━━━━━ Record excerpts
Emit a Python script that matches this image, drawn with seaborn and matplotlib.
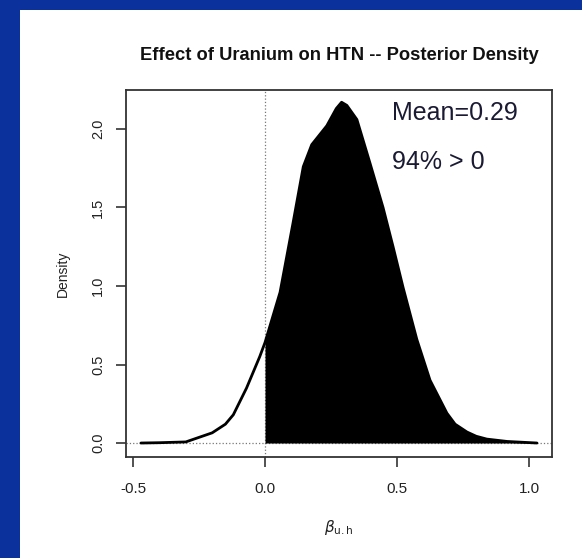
import matplotlib.pyplot as plt
import pandas as pd
import seaborn as sns
from matplotlib.patches import Rectangle

# posterior density of beta_u.h
beta = [-0.47, -0.40, -0.30, -0.20, -0.15, -0.12, -0.07, -0.02, 0.00,
        0.057, 0.106, 0.145, 0.177, 0.234, 0.27, 0.29, 0.31, 0.348, 0.398,
        0.447, 0.485, 0.523, 0.575, 0.625, 0.689, 0.72, 0.765, 0.80, 0.84,
        0.917, 1.03]
density = [0.0, 0.002, 0.007, 0.065, 0.12, 0.18, 0.35, 0.55, 0.64,
           0.96, 1.40, 1.76, 1.90, 2.02, 2.13, 2.17, 2.15, 2.06, 1.78,
           1.50, 1.25, 0.99, 0.66, 0.40, 0.19, 0.12, 0.07, 0.043, 0.025,
           0.01, 0.0]

xticks = [-0.5, 0.0, 0.5, 1.0]
yticks = [0.0, 0.5, 1.0, 1.5, 2.0]
title = "Effect of Uranium on HTN -- Posterior Density"
notes = ["Mean=0.29", "94% > 0"]

df = pd.DataFrame({"beta": beta, "density": density})
pos = df[df["beta"] >= 0]

sns.set_style("ticks")
plt.rcParams["font.family"] = ["Liberation Sans", "DejaVu Sans"]
plt.rcParams["axes.unicode_minus"] = False

W, H = 582, 558
fig = plt.figure(figsize=(W / 100, H / 100), dpi=100)
fig.patch.set_facecolor("#0a319c")
fig.add_artist(Rectangle((20 / W, 0), 1, 1 - 10 / H, transform=fig.transFigure,
                         facecolor="white", edgecolor="none", zorder=0))

ax = fig.add_axes([126 / W, 1 - 457 / H, (552 - 126) / W, (457 - 90) / H])
ax.set_facecolor("white")

sns.lineplot(data=df, x="beta", y="density", ax=ax, color="black", lw=2, sort=False)
ax.fill_between(pos["beta"], pos["density"], color="black", lw=0)
ax.axvline(0, color="#777777", ls=":", lw=0.9, zorder=0)
ax.axhline(0, color="#777777", ls=":", lw=0.9, zorder=0)

ax.set_xlim(-0.5265, 1.087)
ax.set_ylim(-0.089, 2.248)
ax.set_xticks(xticks)
ax.set_xticklabels([f"{t:.1f}" for t in xticks], fontsize=11, color="#222222")
ax.set_yticks(yticks)
ax.set_yticklabels([f"{t:.1f}" for t in yticks], fontsize=10.5, color="#222222",
                   rotation=90, va="center")
ax.tick_params(axis="x", length=7, width=1.2, color="#333333", pad=11)
ax.tick_params(axis="y", length=7, width=1.2, color="#333333", pad=8)
for s in ax.spines.values():
    s.set_color("#333333")
    s.set_linewidth(1.3)

ax.set_xlabel(r"$\beta_{\mathrm{u.h}}$", fontsize=11, color="#222222", labelpad=16)
ax.set_ylabel("Density", fontsize=10, color="#222222", labelpad=15)

fig.text(339 / W, 1 - 55 / H, title, ha="center", va="center",
         fontsize=13.2, fontweight="bold", color="#111111")

ax.text(0.48, 2.10, notes[0], fontsize=18, color="#1a1a33", va="center")
ax.text(0.48, 1.79, notes[1], fontsize=18, color="#1a1a33", va="center")

fig.savefig("out.png", dpi=100)
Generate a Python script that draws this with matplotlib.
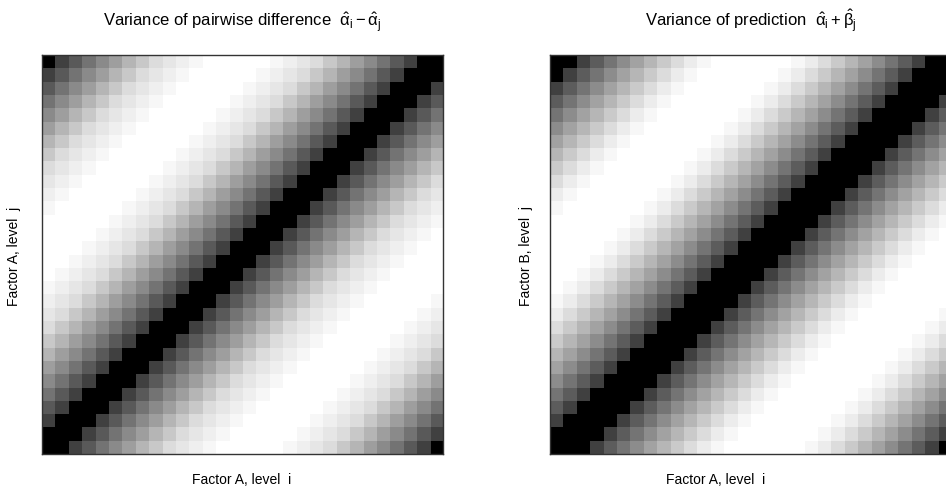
import matplotlib
matplotlib.use("Agg")
import matplotlib.pyplot as plt
import numpy as np

plt.rcParams['font.family'] = ['Liberation Sans', 'DejaVu Sans']
plt.rcParams['mathtext.fontset'] = 'custom'
plt.rcParams['mathtext.rm'] = 'Liberation Sans'
plt.rcParams['mathtext.it'] = 'Liberation Sans'
plt.rcParams['mathtext.bf'] = 'Liberation Sans:bold'

n_levels = 30
levels = np.arange(1, n_levels + 1)

# grey level (0-255) by cyclic distance |i - j|
diff_grey = [0, 0, 64, 90, 115, 138, 158, 181, 200, 220, 230, 239, 247, 255, 255, 255]
# grey level by cyclic distance from the half-step offset, right panel
pred_grey = [0, 0, 64, 92, 116, 140, 162, 182, 202, 220, 236, 247, 255, 255, 255]

titles = [r"Variance of pairwise difference  $\hat{\alpha}_{\mathrm{i}} - \hat{\alpha}_{\mathrm{j}}$",
          r"Variance of prediction  $\hat{\alpha}_{\mathrm{i}} + \hat{\beta}_{\mathrm{j}}$"]
xlabels = ["Factor A, level  i", "Factor A, level  i"]
ylabels = ["Factor A, level  j", "Factor B, level  j"]

I, J = np.meshgrid(levels, levels)
k = (I - J) % n_levels
d_diff = np.minimum(k, n_levels - k)
off = np.abs(k - 0.5)
d_pred = np.minimum(off, n_levels - off).astype(int)
mats = [np.array(diff_grey)[d_diff], np.array(pred_grey)[d_pred]]

W, H = 946, 489
fig = plt.figure(figsize=(W / 100, H / 100), dpi=100)
lefts = [42, 550]
xlab_x = [242, 716]
ylab_x = [14, 526]
for p in range(2):
    x0 = lefts[p]
    ax = fig.add_axes([x0 / W, 1 - 455 / H, 401 / W, 399 / H])
    ax.imshow(mats[p], cmap="gray", vmin=0, vmax=255, origin="lower",
              extent=(0.5, n_levels + 0.5, 0.5, n_levels + 0.5),
              aspect="auto", interpolation="nearest")
    ax.set_xticks([])
    ax.set_yticks([])
    for s in ax.spines.values():
        s.set_color("#333333")
        s.set_linewidth(1)
    cx = (x0 + 200.5) / W
    fig.text(cx, 1 - 27 / H, titles[p], ha="center", va="baseline", fontsize=12)
    fig.text(xlab_x[p] / W, 1 - 484 / H, xlabels[p], ha="center", va="baseline", fontsize=10)
    fig.text(ylab_x[p] / W, 1 - 256 / H, ylabels[p], ha="center", va="center",
             rotation=90, fontsize=10)

plt.savefig("out.png", dpi=100)
plt.close()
━━━━━━━━━━
Pull out all lines containing "that".

=== Solution to this task ===
Emit a Python script that matches this image, drawn with seaborn and matplotlib.
Generate a Python script that draws this with matplotlib.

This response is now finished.